» **STATED PROBLEM**:
The required output is the block of lines from the line with "Recreate this image" to the line with "const errC = [15, 18, 19.3, 13.6, 4];", endpoints included and pictures omitted.

» **DATA PROVIDED**:
— BEGIN —
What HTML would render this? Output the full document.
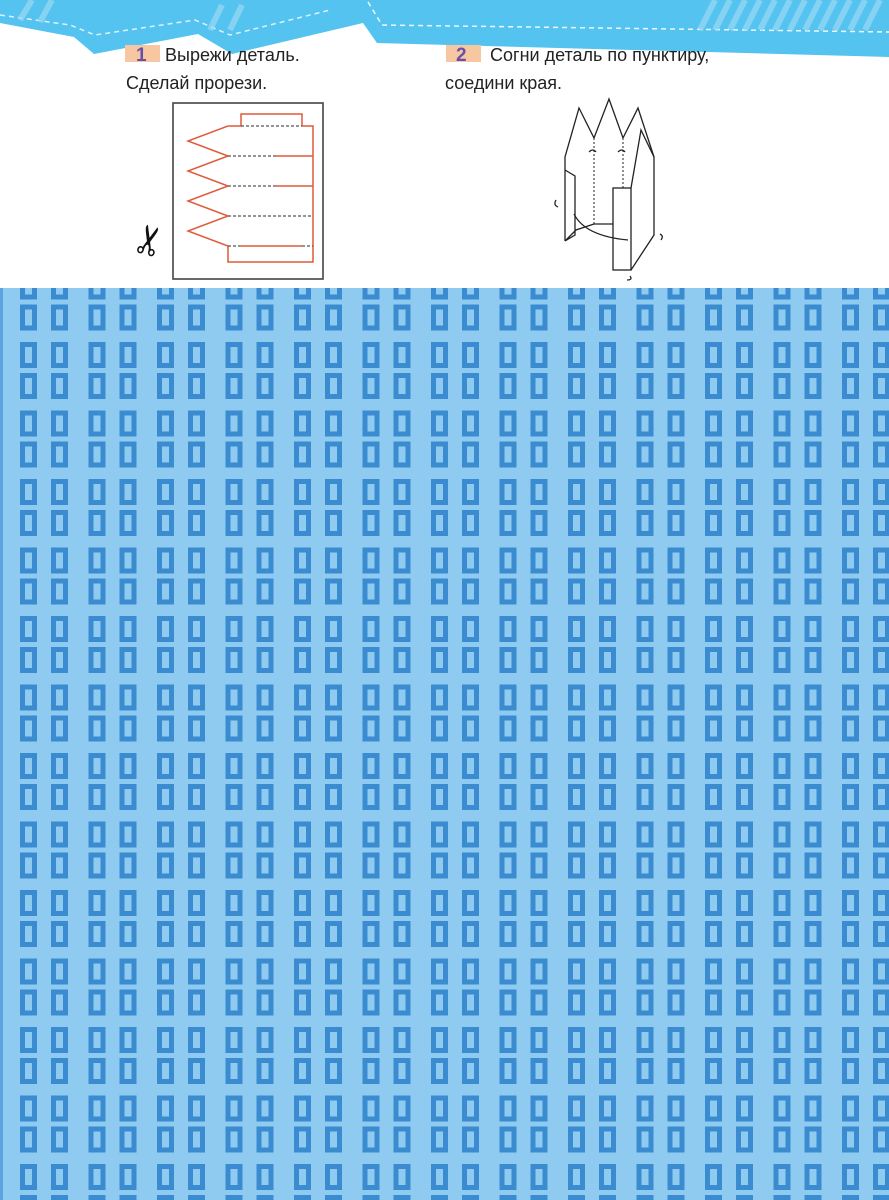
<!DOCTYPE html>
<html><head><meta charset="utf-8"><style>
html,body{margin:0;padding:0;background:#fff;width:889px;height:1200px;overflow:hidden;}
svg{display:block}
</style></head><body>
<svg width="889" height="1200" viewBox="0 0 889 1200" xmlns="http://www.w3.org/2000/svg">
<defs>
<pattern id="win" patternUnits="userSpaceOnUse" x="20" y="342" width="68.5" height="68.5">
<rect x="0" y="0" width="17" height="26" fill="#3a8bd0"/>
<rect x="5" y="5" width="7" height="16" fill="#8fcbf0"/>
<rect x="31" y="0" width="17" height="26" fill="#3a8bd0"/>
<rect x="36" y="5" width="7" height="16" fill="#8fcbf0"/>
<rect x="0" y="31" width="17" height="26" fill="#3a8bd0"/>
<rect x="5" y="36" width="7" height="16" fill="#8fcbf0"/>
<rect x="31" y="31" width="17" height="26" fill="#3a8bd0"/>
<rect x="36" y="36" width="7" height="16" fill="#8fcbf0"/>
</pattern>
</defs>
<polygon points="0,0 889,0 889,57 377,43 363,23 232,54 198,34 94,54 74,37 0,23" fill="#55c3ef"/>
<polyline points="0,15 70,25 95,35 195,20 230,35 330,10" fill="none" stroke="#fff" stroke-width="1.5" stroke-dasharray="5,4" opacity="0.8"/>
<polyline points="368,2 382,25 889,32" fill="none" stroke="#fff" stroke-width="1.5" stroke-dasharray="5,4" opacity="0.9"/>
<g stroke="#9ad9f5" stroke-width="6" opacity="0.7">
<line x1="700" y1="30" x2="715" y2="0"/><line x1="715" y1="30" x2="730" y2="0"/><line x1="730" y1="30" x2="745" y2="0"/><line x1="745" y1="30" x2="760" y2="0"/><line x1="760" y1="30" x2="775" y2="0"/><line x1="775" y1="30" x2="790" y2="0"/><line x1="790" y1="30" x2="805" y2="0"/><line x1="805" y1="30" x2="820" y2="0"/><line x1="820" y1="30" x2="835" y2="0"/><line x1="835" y1="30" x2="850" y2="0"/><line x1="850" y1="30" x2="865" y2="0"/><line x1="865" y1="30" x2="880" y2="0"/>
<line x1="20" y1="20" x2="32" y2="0"/><line x1="40" y1="22" x2="52" y2="0"/><line x1="210" y1="30" x2="222" y2="5"/><line x1="230" y1="30" x2="242" y2="5"/>
</g>
<rect x="125" y="45" width="35" height="17" fill="#f6c7a0"/>
<text x="136" y="61" font-family="Liberation Sans, sans-serif" font-size="19" font-weight="bold" fill="#6a4fa8">1</text>
<text x="165" y="61" font-family="Liberation Sans, sans-serif" font-size="18" fill="#222">Вырежи деталь.</text>
<text x="126" y="89" font-family="Liberation Sans, sans-serif" font-size="18" fill="#222">Сделай прорези.</text>
<rect x="446" y="45" width="35" height="17" fill="#f6c7a0"/>
<text x="456" y="61" font-family="Liberation Sans, sans-serif" font-size="19" font-weight="bold" fill="#6a4fa8">2</text>
<text x="490" y="61" font-family="Liberation Sans, sans-serif" font-size="18" fill="#222">Согни деталь по пунктиру,</text>
<text x="445" y="89" font-family="Liberation Sans, sans-serif" font-size="18" fill="#222">соедини края.</text>
<rect x="173" y="103" width="150" height="176" fill="#fff" stroke="#444" stroke-width="1.6"/>
<polyline points="228,126 241,126 241,114 302,114 302,126 313,126 313,262 228,262 228,246 188,231 228,216 188,201 228,186 188,171 228,156 188,141 228,126" fill="none" stroke="#e05a3a" stroke-width="1.5"/>
<g stroke="#555" stroke-width="1.2" stroke-dasharray="3,2">
<line x1="241" y1="126" x2="302" y2="126"/>
<line x1="228" y1="156" x2="276" y2="156"/><line x1="228" y1="186" x2="276" y2="186"/>
<line x1="228" y1="216" x2="313" y2="216"/><line x1="228" y1="246" x2="240" y2="246"/><line x1="302" y1="246" x2="313" y2="246"/>
</g>
<g stroke="#e05a3a" stroke-width="1.5"><line x1="276" y1="156" x2="313" y2="156"/><line x1="276" y1="186" x2="313" y2="186"/><line x1="240" y1="246" x2="302" y2="246"/></g>
<text x="0" y="0" font-family="DejaVu Sans, sans-serif" font-size="40" fill="#111" text-anchor="middle" transform="translate(163,244) rotate(-75)">✂</text>
<g fill="none" stroke="#222" stroke-width="1.3">
<polyline points="565,241 565,157 579,108 594,138 609,99 623,138 638,108 654,157 654,235 631,270"/>
<rect x="613" y="188" width="18" height="82" fill="#fff"/>
<polyline points="631,188 641,130 654,157"/>
<line x1="594" y1="224" x2="613" y2="224"/>
<polyline points="565,170 575,176 575,235 565,241 576,230 594,224"/>
<path d="M574,214 Q585,236 628,240"/>
<path d="M589,152 q4,-4 7,0 M618,152 q4,-4 7,0 M556,200 q-3,5 2,7 M660,234 q4,2 1,6 M630,276 q3,4 -3,4"/>
</g>
<g stroke="#222" stroke-width="1" stroke-dasharray="2,2"><line x1="594" y1="138" x2="594" y2="224"/><line x1="623" y1="138" x2="623" y2="188"/></g>
<rect x="0" y="288" width="889" height="912" fill="#8fcbf0"/>
<rect x="0" y="288" width="889" height="912" fill="url(#win)"/>
<rect x="0" y="288" width="3" height="912" fill="#5aa6dc"/>
</svg>
</body></html>
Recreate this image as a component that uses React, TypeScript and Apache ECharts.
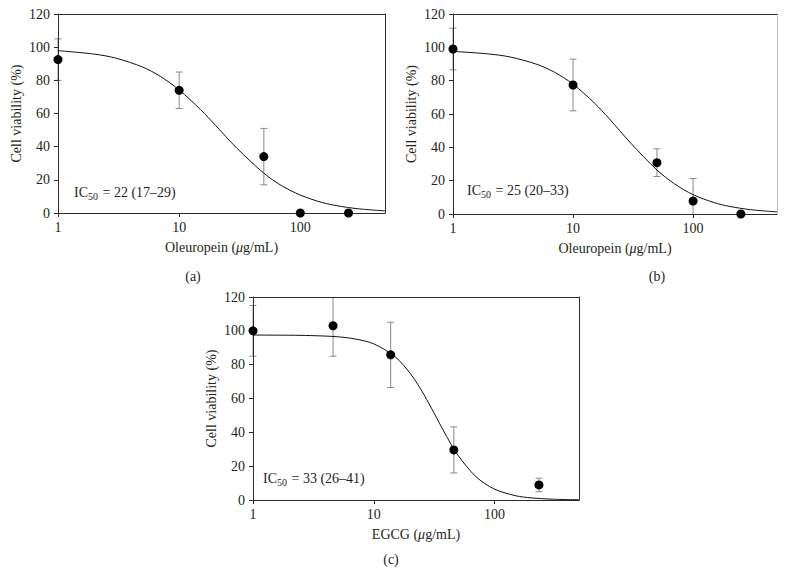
import React, { useEffect, useRef } from "react";
import * as echarts from "echarts";

// Measured points (concentration µg/mL, viability %, error ±)
const xA = [1, 10, 50, 100, 250];
const yA = [92.5, 74, 34, 0, 0];
const errA = [12.5, 11, 17, 0, 0];

const xB = [1, 10, 50, 100, 250];
const yB = [99, 77.4, 30.8, 7.8, 0];
const errB = [12.5, 15.5, 8.3, 13.5, 0];

const xC = [1, 4.6, 13.8, 46, 233];
const yC = [100, 103, 85.8, 29.6, 8.9];
const errC = [15, 18, 19.3, 13.6, 4];

// Fitted curves
const curveXAB = [1, 2, 3, 5, 7, 10, 15, 20, 30, 50, 70, 100, 150, 200, 300, 500];
const curveA = [97.9, 95.8, 93.4, 88.0, 82.4, 74.2, 62.4, 52.8, 39.0, 24.0, 16.5, 10.8, 6.4, 4.4, 2.55, 1.27];
const curveB = [97.6, 96.0, 94.2, 89.8, 85.1, 77.9, 66.7, 57.2, 42.8, 26.4, 18.1, 11.6, 6.8, 4.6, 2.6, 1.26];
const curveXC = [1, 2, 3, 5, 7, 10, 15, 20, 25, 30, 40, 50, 70, 100, 150, 200, 300, 500];
const curveC = [97.5, 97.4, 97.2, 96.5, 95.2, 92.3, 84.7, 74.9, 64.4, 54.3, 37.7, 26.3, 13.8, 6.4, 2.5, 1.27, 0.49, 0.14];

const xTickValues = [1, 10, 100];
const yTickValues = [0, 20, 40, 60, 80, 100, 120];

const xNames = ["Oleuropein", "Oleuropein", "EGCG"];
const ic50Texts = ["22 (17–29)", "25 (20–33)", "33 (26–41)"];
const panelLabels = ["(a)", "(b)", "(c)"];

const FONT = "'Liberation Serif', 'Times New Roman', serif";
const FS = 14;
const TEXT = "#231f20";
const AXIS = "#2b2b2b";

export default function App() {
  const ref = useRef<HTMLDivElement>(null);

  useEffect(() => {
    if (!ref.current) return;
    const chart = echarts.init(ref.current, undefined, { renderer: "svg" });

    const grids = [
      { left: 58, top: 14, width: 327, height: 199 },
      { left: 453, top: 14, width: 324, height: 200 },
      { left: 253, top: 297, width: 326, height: 203 },
    ];
    const rightBorder = [AXIS, "#bdbdbd", AXIS];

    const xAxis: any[] = [];
    const yAxis: any[] = [];
    grids.forEach((g, i) => {
      xAxis.push({
        type: "log",
        logBase: 10,
        gridIndex: i,
        min: 1,
        max: 500,
        position: "bottom",
        z: 3,
        name: `${xNames[i]} ({i|μ}g/mL)`,
        nameLocation: "middle",
        nameGap: 27,
        nameTextStyle: {
          fontFamily: FONT,
          fontSize: FS,
          color: TEXT,
          rich: { i: { fontFamily: FONT, fontSize: FS, fontStyle: "italic", color: TEXT } },
        },
        axisLine: { onZero: false, lineStyle: { color: AXIS, width: 1 } },
        axisTick: { show: true, length: 4, customValues: xTickValues, lineStyle: { color: AXIS } },
        axisLabel: {
          customValues: xTickValues,
          margin: 7,
          fontFamily: FONT,
          fontSize: FS,
          color: TEXT,
          formatter: (v: number) => String(Math.round(v)),
        },
        splitLine: { show: false },
        minorTick: { show: false },
      });
      xAxis.push({
        type: "log",
        logBase: 10,
        gridIndex: i,
        min: 1,
        max: 500,
        position: "top",
        z: 3,
        axisLine: { show: true, onZero: false, lineStyle: { color: AXIS, width: 1 } },
        axisTick: { show: false },
        axisLabel: { show: false },
        splitLine: { show: false },
      });
      yAxis.push({
        type: "value",
        gridIndex: i,
        min: 0,
        max: 120,
        interval: 20,
        position: "left",
        z: 3,
        name: "Cell viability (%)",
        nameLocation: "middle",
        nameGap: 35,
        nameTextStyle: { fontFamily: FONT, fontSize: FS, color: TEXT },
        axisLine: { show: true, onZero: false, lineStyle: { color: AXIS, width: 1 } },
        axisTick: { show: true, length: 4, lineStyle: { color: AXIS } },
        axisLabel: {
          margin: 8,
          fontFamily: FONT,
          fontSize: FS,
          color: TEXT,
          customValues: yTickValues,
        },
        splitLine: { show: false },
      });
      yAxis.push({
        type: "value",
        gridIndex: i,
        min: 0,
        max: 120,
        interval: 20,
        position: "right",
        z: 3,
        axisLine: { show: true, onZero: false, lineStyle: { color: rightBorder[i], width: 1 } },
        axisTick: { show: false },
        axisLabel: { show: false },
        splitLine: { show: false },
      });
    });

    const errRender = (params: any, api: any) => {
      const x = api.value(0);
      const lo = api.value(1);
      const hi = api.value(2);
      const cs = params.coordSys;
      const pLo = api.coord([x, lo]);
      const pHi = api.coord([x, hi]);
      const top = cs.y;
      const bottom = cs.y + cs.height;
      const yHi = Math.max(pHi[1], top);
      const yLo = Math.min(pLo[1], bottom);
      const px = pLo[0];
      const w = 3.5;
      const style = { stroke: "#8a8a8a", lineWidth: 1 };
      const children: any[] = [
        { type: "line", shape: { x1: px, y1: yHi, x2: px, y2: yLo }, style },
      ];
      if (pHi[1] >= top) children.push({ type: "line", shape: { x1: px - w, y1: yHi, x2: px + w, y2: yHi }, style });
      if (pLo[1] <= bottom) children.push({ type: "line", shape: { x1: px - w, y1: yLo, x2: px + w, y2: yLo }, style });
      return { type: "group", children };
    };

    const panels = [
      { x: xA, y: yA, e: errA, cx: curveXAB, cy: curveA },
      { x: xB, y: yB, e: errB, cx: curveXAB, cy: curveB },
      { x: xC, y: yC, e: errC, cx: curveXC, cy: curveC },
    ];

    const series: any[] = [];
    panels.forEach((p, i) => {
      const xi = i * 2;
      const yi = i * 2;
      series.push({
        type: "custom",
        xAxisIndex: xi,
        yAxisIndex: yi,
        z: 1,
        clip: false,
        renderItem: errRender,
        data: p.x
          .map((x, k) => [x, p.y[k] - p.e[k], p.y[k] + p.e[k], p.e[k]])
          .filter((d) => d[3] > 0),
        encode: { x: 0, y: [1, 2] },
        silent: true,
      });
      series.push({
        type: "line",
        xAxisIndex: xi,
        yAxisIndex: yi,
        z: 4,
        smooth: 0.3,
        showSymbol: false,
        symbol: "none",
        lineStyle: { color: "#111", width: 1 },
        data: p.cx.map((x, k) => [x, p.cy[k]]),
        silent: true,
      });
      series.push({
        type: "scatter",
        xAxisIndex: xi,
        yAxisIndex: yi,
        z: 5,
        clip: false,
        symbol: "circle",
        symbolSize: 9,
        itemStyle: { color: "#000", opacity: 1 },
        data: p.x.map((x, k) => [x, p.y[k]]),
        silent: true,
      });
    });

    const icPos = [
      [74, 184],
      [467, 182],
      [263, 470],
    ];
    const labelPos = [
      [193, 276],
      [657, 276],
      [391, 559],
    ];

    const graphic: any[] = [];
    icPos.forEach((pos, i) => {
      graphic.push({
        type: "text",
        x: pos[0],
        y: pos[1],
        z: 10,
        style: {
          text: `IC{sub|50} = ${ic50Texts[i]}`,
          font: `${FS}px ${FONT}`,
          fill: TEXT,
          rich: {
            sub: { fontFamily: FONT, fontSize: 10, fill: TEXT, padding: [7, 1, 0, 0], verticalAlign: "bottom" },
          },
        },
      });
    });
    labelPos.forEach((pos, i) => {
      graphic.push({
        type: "text",
        x: pos[0],
        y: pos[1],
        style: {
          text: panelLabels[i],
          font: `${FS}px ${FONT}`,
          fill: TEXT,
          align: "center",
          verticalAlign: "middle",
        },
      });
    });

    chart.setOption({
      animation: false,
      backgroundColor: "#ffffff",
      grid: grids.map((g) => ({ ...g, containLabel: false })),
      xAxis,
      yAxis,
      series,
      graphic,
    });

    return () => chart.dispose();
  }, []);

  return (
    <div
      ref={ref}
      style={{ position: "fixed", left: 0, top: 0, width: 786, height: 574, background: "#fff" }}
    />
  );
}
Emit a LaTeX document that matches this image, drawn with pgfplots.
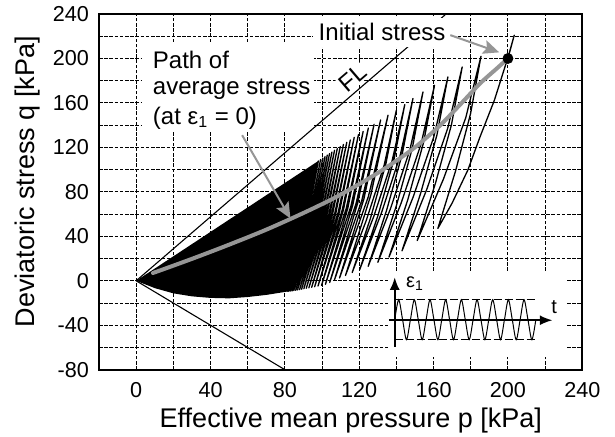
— END —
» **THE OUTPUT**:
Recreate this image as a component that uses React, TypeScript and Apache ECharts.
import React, { useEffect, useRef } from "react";
import * as echarts from "echarts";

// Measured points (concentration µg/mL, viability %, error ±)
const xA = [1, 10, 50, 100, 250];
const yA = [92.5, 74, 34, 0, 0];
const errA = [12.5, 11, 17, 0, 0];

const xB = [1, 10, 50, 100, 250];
const yB = [99, 77.4, 30.8, 7.8, 0];
const errB = [12.5, 15.5, 8.3, 13.5, 0];

const xC = [1, 4.6, 13.8, 46, 233];
const yC = [100, 103, 85.8, 29.6, 8.9];
const errC = [15, 18, 19.3, 13.6, 4];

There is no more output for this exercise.